In recent days, the Azerbaijani people in Tabriz and other South Azerbaijani cities in Iran have been chanting “freedom, justice, and national government.” They also chanted “freedom to women,” and “freedom to all nations.” And these voices are only getting stronger in the wake of the brutal killing of Hadis Najafi, an ethnic Azerbaijani Turk who became a symbol of the anti-government protesters after she was shot and killed last September in Karaj while protesting the brutal murder of Mahsa Amini, a young Kurdish woman, by the Iranian Morality Police.
Ahmad Obali, the director of the Azerbaijani language Gunaz TV in Chicago, explained: “Iran is a multi-ethnic country, just like the Soviet Union before the fall. There are all of these ethnic groups in their historic regions, like the Balochis, Azerbaijanis, Lurs, Turkmen, Kurds, and Ahwaz. All these ethnic groups, and the Persians, too, share one common goal: to rid themselves of the oppressive Islamic Republic. We all want this regime to go away.”
“When it comes to the alternative to the current regime, all the ethnic groups want some kind of self-government. 60% of Iran is made up of ethnic minorities, some of them want federalism, others want complete independence,” Obali continued. “Our activists want an independent South Azerbaijan because we will do much better once we are independent. We can move toward a union with North Azerbaijan, join the Council of Europe (a human rights group established in 1946 that includes most European nations), and embrace Western values. We think that once we are independent, we’ll contribute to the peace and stability of the region by Iran getting weaker, more isolated, and unable to use 35% of its population––the Azerbaijanis––to destabilize the region.”

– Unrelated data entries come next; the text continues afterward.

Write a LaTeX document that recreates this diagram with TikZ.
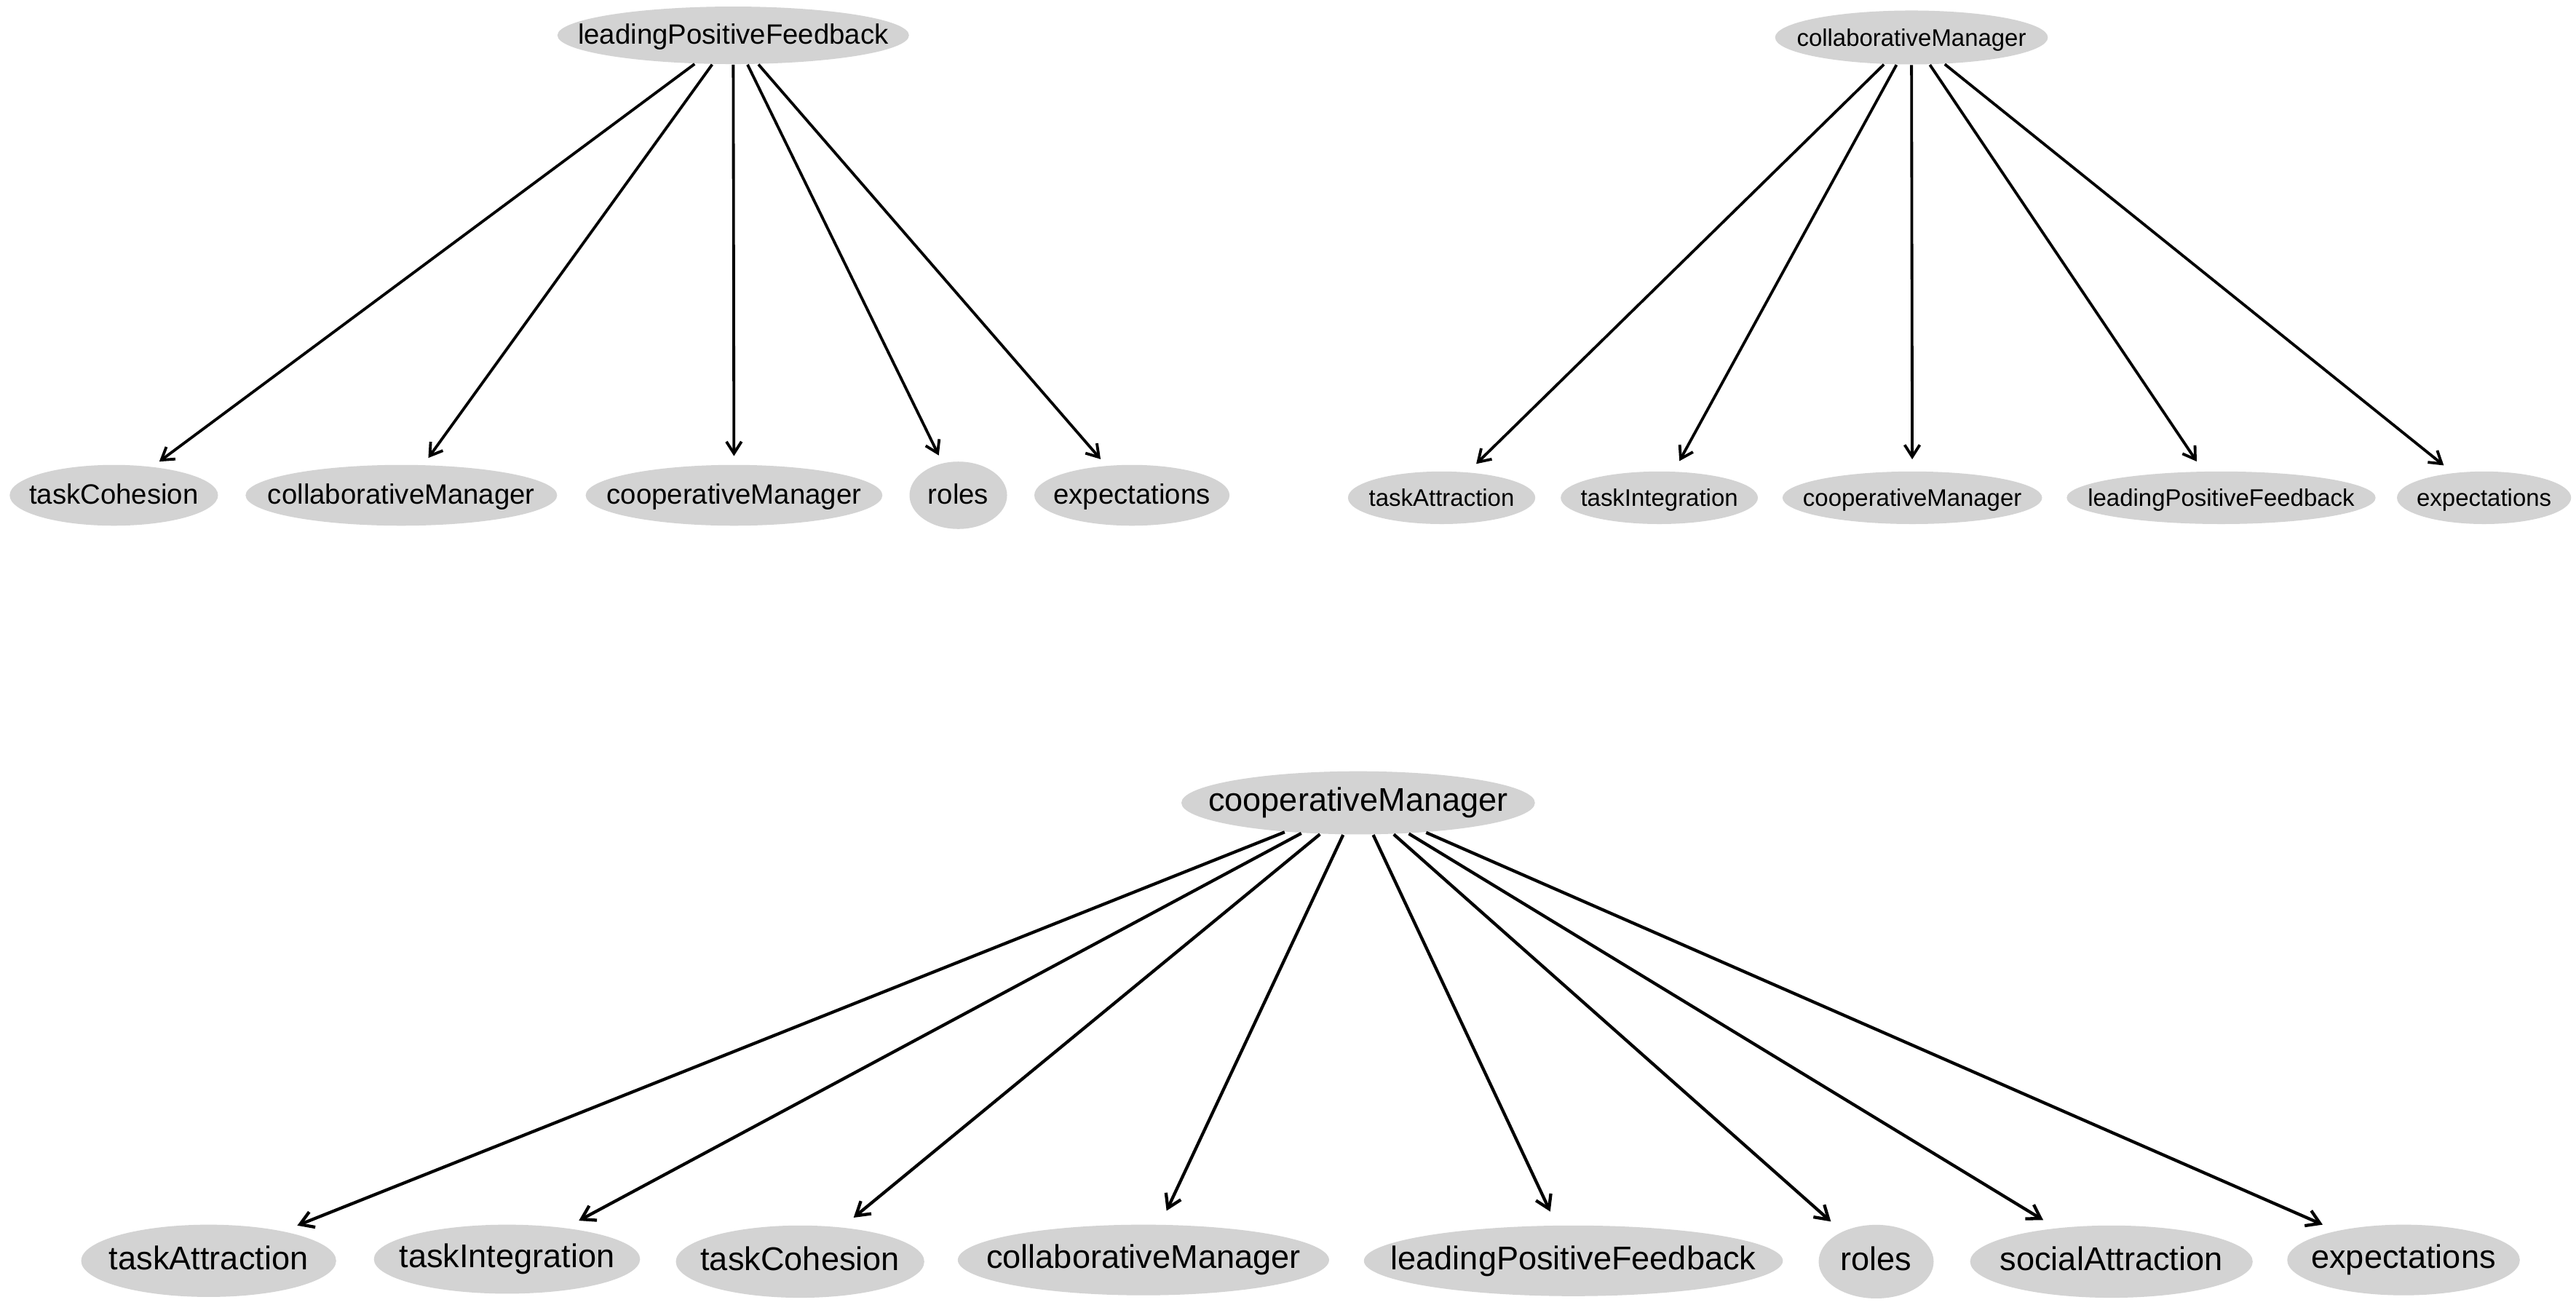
\documentclass[tikz,border=0pt]{standalone}
\usepackage{fontspec}
\setmainfont{Liberation Sans}
\usetikzlibrary{shapes.geometric,arrows.meta}
\definecolor{ellfill}{RGB}{211,211,211}
\tikzset{
  ell/.style 2 args={ellipse, fill=ellfill, draw=none, inner sep=0pt,
    minimum width=#1pt, minimum height=#2pt},
  lbl/.style={inner sep=0pt, text height=0.72em, text depth=0.2em, text=black},
  fa/.style={lbl, font=\fontsize{8.5}{10}\selectfont},
  fb/.style={lbl, font=\fontsize{7.3}{9}\selectfont},
  fc/.style={lbl, font=\fontsize{10}{12}\selectfont},
  arr/.style={draw=black, line width=0.85pt,
    -{Straight Barb[length=3.6pt,width=4.6pt,line width=0.85pt]}},
  arra/.style={arr, shorten >=2.5pt},
  arrb/.style={arr, shorten >=3.5pt},
  arrc/.style={arr, line width=0.95pt, shorten >=4.5pt,
    -{Straight Barb[length=4pt,width=5pt,line width=0.95pt]}},
}
\begin{document}
\begin{tikzpicture}[x=0.5pt,y=-0.5pt]
\useasboundingbox (0,0) rectangle (1568,799);
% ---------- top-left ----------
\node[ell={107}{17.5}]  (A0) at (446.3,21.5) {};
\node[ell={63.4}{18.5}] (A1) at (69.3,301.5) {};
\node[ell={94.8}{18.5}] (A2) at (244.3,301.5) {};
\node[ell={90.3}{18.5}] (A3) at (446.8,301.5) {};
\node[ell={29.7}{20.5}] (A4) at (583.3,301.5) {};
\node[ell={59.4}{18.5}] (A5) at (689,301.5) {};
\node[fa] (A0t) at (A0) {leadingPositiveFeedback};
\node[fa] (A1t) at (A1) {taskCohesion};
\node[fa] (A2t) at (A2) {collaborativeManager};
\node[fa] (A3t) at (A3) {cooperativeManager};
\node[fa] (A4t) at (A4) {roles};
\node[fa] (A5t) at (A5) {expectations};
\foreach \t in {A1,A2,A3,A4,A5} \draw[arra] (A0) -- (\t);
% ---------- top-right ----------
\node[ell={83}{16.4}] (B0) at (1163.5,22.8) {};
\node[ell={57}{16}]   (B1) at (877.5,303) {};
\node[ell={60}{16}]   (B2) at (1010,303) {};
\node[ell={79}{16}]   (B3) at (1164,303) {};
\node[ell={94}{16}]   (B4) at (1352,303) {};
\node[ell={53}{16}]   (B5) at (1512,303) {};
\node[fb] (B0t) at (B0) {collaborativeManager};
\node[fb] (B1t) at (B1) {taskAttraction};
\node[fb] (B2t) at (B2) {taskIntegration};
\node[fb] (B3t) at (B3) {cooperativeManager};
\node[fb] (B4t) at (B4) {leadingPositiveFeedback};
\node[fb] (B5t) at (B5) {expectations};
\foreach \t in {B1,B2,B3,B4,B5} \draw[arrb] (B0) -- (\t);
% ---------- bottom ----------
\node[ell={107.6}{19.2}] (C0) at (826.7,488.7) {};
\node[ell={77.6}{22}]    (C1) at (127,767.5) {};
\node[ell={81}{21}]      (C2) at (308.6,766.5) {};
\node[ell={75.6}{22}]    (C3) at (487,768) {};
\node[ell={113}{21.5}]   (C4) at (696,767) {};
\node[ell={127.5}{21.5}] (C5) at (957.7,767.5) {};
\node[ell={35}{22.4}]    (C6) at (1142,768) {};
\node[ell={86}{22}]      (C7) at (1285.2,768) {};
\node[ell={70.8}{21.5}]  (C8) at (1463,767) {};
\node[fc] (C0t) at (C0) {cooperativeManager};
\node[fc] (C1t) at (C1) {taskAttraction};
\node[fc] (C2t) at (C2) {taskIntegration};
\node[fc] (C3t) at (C3) {taskCohesion};
\node[fc] (C4t) at (C4) {collaborativeManager};
\node[fc] (C5t) at (C5) {leadingPositiveFeedback};
\node[fc] (C6t) at (C6) {roles};
\node[fc] (C7t) at (C7) {socialAttraction};
\node[fc] (C8t) at (C8) {expectations};
\foreach \t in {C1,C2,C3,C4,C5,C6,C7,C8} \draw[arrc] (C0) -- (\t);
\end{tikzpicture}
\end{document}
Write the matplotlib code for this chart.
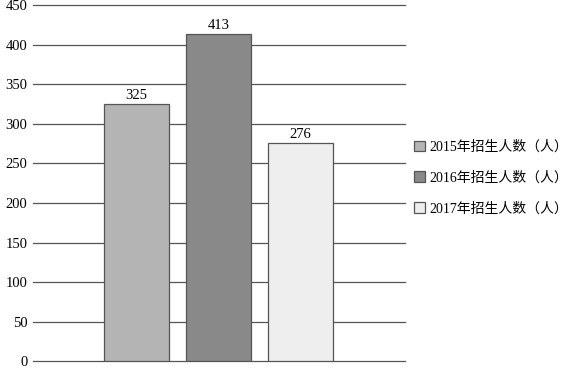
import numpy as np
import matplotlib.pyplot as plt

plt.rcParams['font.family'] = ['Liberation Serif', 'Noto Sans CJK SC']

labels = ['2015年招生人数（人）', '2016年招生人数（人）', '2017年招生人数（人）']
values = [325, 413, 276]
colors = ['#b4b4b4', '#898989', '#eeeeee']

fig = plt.figure(figsize=(5.68, 3.68), dpi=100)
ax = fig.add_axes([0.058, 0.018, 0.655, 0.968])

x = np.arange(len(values))
rects = ax.bar(x, values, width=0.79, color=colors, edgecolor='#555555',
               linewidth=0.9, label=labels, zorder=3)
for rect in rects:
    h = rect.get_height()
    ax.text(rect.get_x() + rect.get_width() / 2, h + 3, str(h),
            ha='center', va='bottom', fontsize=10.5)

ax.set_ylim(0, 450)
ax.set_xlim(-1.262, 3.274)
ax.set_yticks(np.arange(0, 451, 50))
ax.set_xticks([])
ax.yaxis.grid(True, color='#555555', linewidth=0.9)
for gl in ax.get_ygridlines():
    gl.set_clip_on(False)
ax.tick_params(axis='y', length=0, labelsize=10.5, pad=4)
for s in ax.spines.values():
    s.set_visible(False)

ax.legend(handles=rects, labels=labels, loc='center left',
          bbox_to_anchor=(0.99, 0.515), frameon=False, fontsize=10,
          handlelength=0.8, handleheight=0.8, handletextpad=0.3,
          labelspacing=1.25)

fig.savefig('out.png', dpi=100)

“In the past thirty years, especially after the independence of North Azerbaijan, it has become clear that we have true friends that have stuck by Azerbaijan,” he noted. “It includes not only Turkey who is like a brother to us but also Israel, who is a strategic friend for centuries to come. We are the most tolerant nation in the area. Since we want a secular system, it will give us a better chance to root for a Western style of governance, freedom, and democracy. This is the core of our future government.”
“The best and most important part is to ensure gender equality like our ancestors did before us,” he added. “In 1918, we were the first to award equal rights to women, even before the Europeans. In 1945, when we enjoyed short-lived independence, we gave equal rights to women. We want women to be equal to men and free, and we want a government that ensures that these rights will never be taken away.”
The South Azerbaijanis have a compelling case for independence. In the mid-1940s, under the leadership of Communist President Ja’far Pishevari, the South Azerbaijanis enjoyed a brief period of independence, where democratic governance flourished after removing the Shah’s tyranny. They accomplished more in that one year than the Iranian government had done in the previous twenty years: Pishevari’s government paved roads, inaugurated the State University of Tabriz, and established many secondary schools, a national theater, a national philharmonic, and numerous libraries. South Azerbaijanis today look back yearningly at the year 1945 and want to see their nation be free again.
By all accounts, South Azerbaijanis are not the same as Persians. They don’t speak the same language and don’t share the same history or culture. Their country was not supposed to be part of Iran. Following the First World War, the people of South and North Azerbaijan demanded independence. In 1920, Sheikh Mohammed Khiyabani, a Shia cleric, together with the Azerbaijan Democratic Party, rebelled against the central government in Tehran but were brutally suppressed and Khiyabani, a gifted orator and a democratic idealist, was killed.
Prominent Middle East scholar Dr. Mordechai Kedar believes “every country in the world that supports freedom should support South Azerbaijani independence. The Azeris were occupied by the Persians and forced into the Iranian Empire but kept their national identity, language, culture, food, and every other aspect of nationhood. Just like their brethren in the north that were liberated from the Soviets, these Azerbaijanis should also be liberated from the Iranian yoke. They have been under Persian occupation for too long.”
“Iran will be fragmented,” Dr. Kedar predicts. “It is only a matter of time – and casualties, unfortunately.”